Dice Linn que, al morir su padre, se le acentuó el afán de que todo debía hacerse con precisión y cumpliendo al pie de la letra “las reglas que establecen los escritos que se habían convenido y acordado”; cumplimentaba así la divisa familiar de tener un plan y efectuarlo. Evoca que su padre exigía silencio absoluto en la casa cuando trabajaba y que, cuando lo visitaba, siempre veían cine. También le repetía que “los ojos tardan minutos en acostumbrarse a la oscuridad”. Un padre muy dosificado, con ausencias y silencios. Decía Bergman que cuando desapareció el cine mudo, se perdió todo un idioma.

Su padre hablaba un inglés con mucho acento, medio sueco, medio alemán, coleccionaba libros y música. Tenía miles de libros, leía sin parar y subrayaba cosas que le parecían importantes. Le había gustado que su jeep rojo hiciera ruido. Pero en esas grabaciones finales, consciente de que hacerse viejo es un trabajo, le dijo: “Cuando estoy aquí sentado escuchando mis discos se me saltan las lágrimas. Se me despierta una sensación aumentada de lo que es estar vivo. ¿Entiendes lo que quiero decir?”. En palabras de Linn, cuando aprendemos a atarnos los cordones se nos olvida lo difícil que es, pasan los años hasta que un día estás en calcetines y te miran los pies.

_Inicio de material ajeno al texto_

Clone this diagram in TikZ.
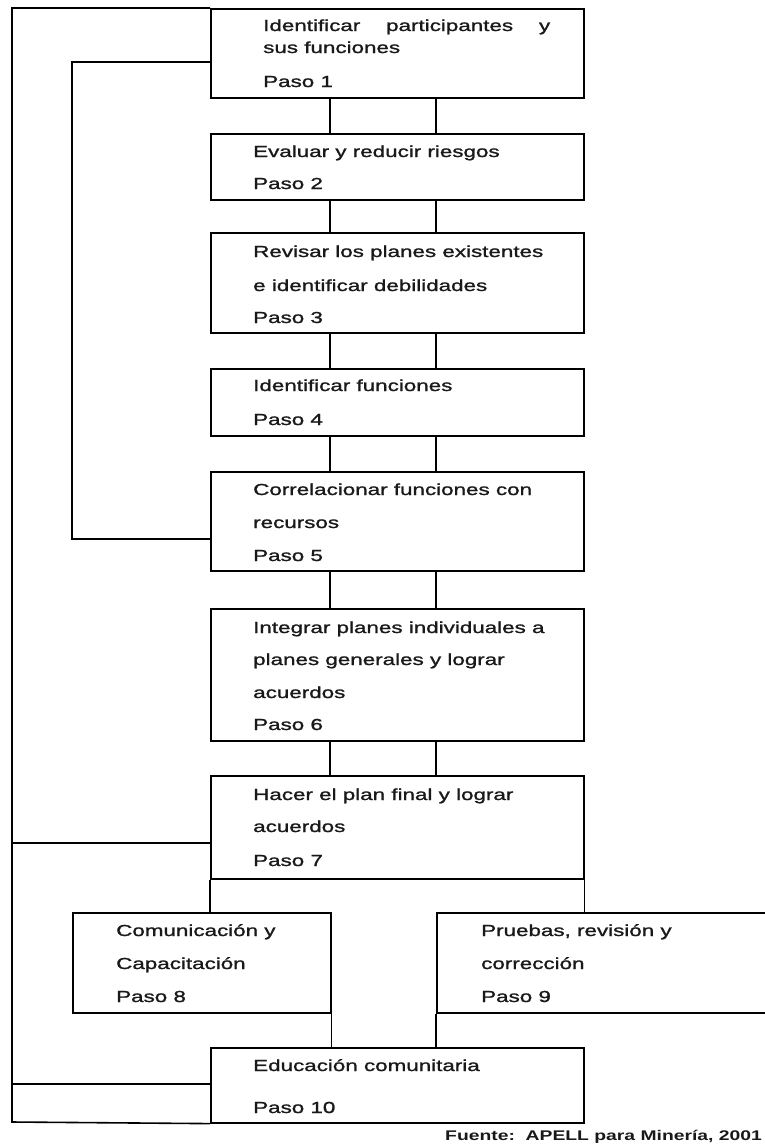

Bergman permitía a su hija escribir y pintar en la puerta de su dormitorio, y comer cuando le pareciera. Ella crecía, “pero sin planes ni dirección”. Lejos de ajustar cuentas con su padre y con su madre, la autora ve a ésta más impredecible que aquél. Y que cuando se le crispaban los nervios lo mejor era quedarse en completo silencio. “A todo el mundo le queda claro, a mí incluida, que cuando mamá habla de ser mujer, habla de algo mucho más complicado que la obviedad de que ella es una señora”.

Volver ficticias a las personas reales sirve, dice Linn Ullmann, para insuflarles vida. En la decrepitud, su padre decía que le desaparecían cosas y que le desaparecían las palabras. No quería estar expuesto a sacudidas emocionales, sino rodeado de paz y orden. Deseaba tener una muerte amable. Estuvo absorto y emocionado viendo por televisión el funeral del papa Juan Pablo II.

La autora subraya que siempre se les ha dado mejor en su familia despedirse que encontrarse:

“-¿Estás enfadada corazón? ¿No tenemos ningún malentendido que aclarar tú y yo?”. -No, papá, le contestó Linn. “-¿Algo que te moleste?”. -No, para nada, volvió a decirle. “-Qué bien, eso me parecía”.

Al preguntarle su hija por su falta de fe cristiana, el viejo Bergman le dijo: “Creo en Dios, completa y plenamente, pero no espero comprender su voluntad. Dios está donde está la música. Estoy convencido de que los grandes compositores nos transmiten sus experiencias con Dios. No es ninguna tontería. Para mí, Bach es una constante”.